On June 7, 1998, Byrd, 49, accepted a ride from three drunk men named Shawn Allen Berry, Lawrence Russell Brewer, and John William King. He had already known one of them. Instead of taking him home, the three men beat Byrd behind a convenience store, chained him by the ankles to their pickup truck, stripped the man naked, and dragged him for three miles. Although Lawrence Russell Brewer claimed that Byrd's throat had been slashed before he was dragged, forensic evidence suggests that Byrd had been attempting to keep his head up, and an autopsy suggested that Byrd was alive for much of the dragging and died after his right arm and head were severed when his body hit a culvert. His body had caught a sewage drain on the side of the road resulting in Byrd's decapitation.

King, Berry, and Brewer dumped their victim's mutilated remains in the town's black cemetery, and then went to a barbecue. A wrench inscribed with "Berry" was found within the area along with a lighter that had "Possum" written on it, which was King's prison nickname.

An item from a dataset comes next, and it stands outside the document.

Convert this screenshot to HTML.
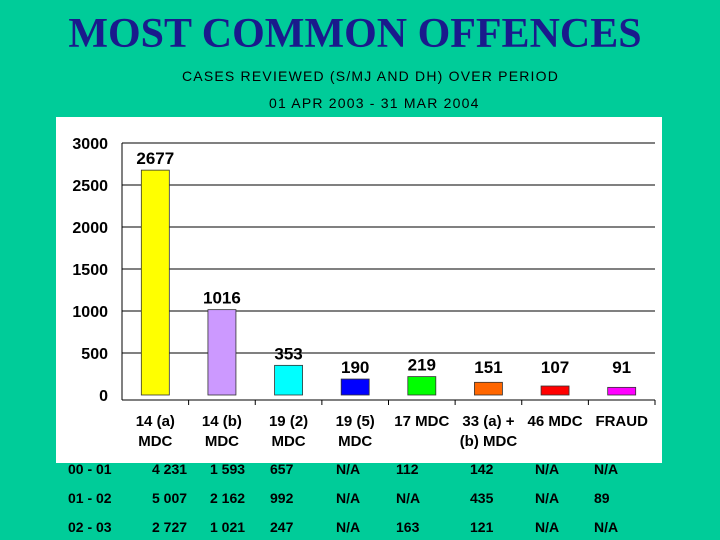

The next morning, Byrd's limbs were scattered across a very little-used road. The police found 75 places littered with Byrd's remains. State law enforcement officials along with Jasper’s District Attorney Guy James Gray and Assistant Pat Hardy determined that since King and Brewer were well-known white supremacists, the murder was a hate crime, and decided to bring in the FBI less than 24 hours after the discovery of Byrd’s remains. One of Byrd's murderers, John King, had a tattoo depicting a black man hanging from a tree, and other tattoos such as Nazi symbols, the words "Aryan Pride," and the patch for the Confederate Knights of America, a gang of white supremacist inmates. In a jailhouse letter to Brewer which was intercepted by jail officials, King expressed pride in the crime and said he realized he might have to die for committing it. "Regardless of the outcome of this, we have made history. Death before dishonor. Sieg Heil!", King wrote.

Brewer and King were sentenced to death. Berry received life in prison.

Numerous aspects of the Byrd murder echo lynching traditions, including mutilation or decapitation, and revelry, such as a barbecue or a picnic, during or after.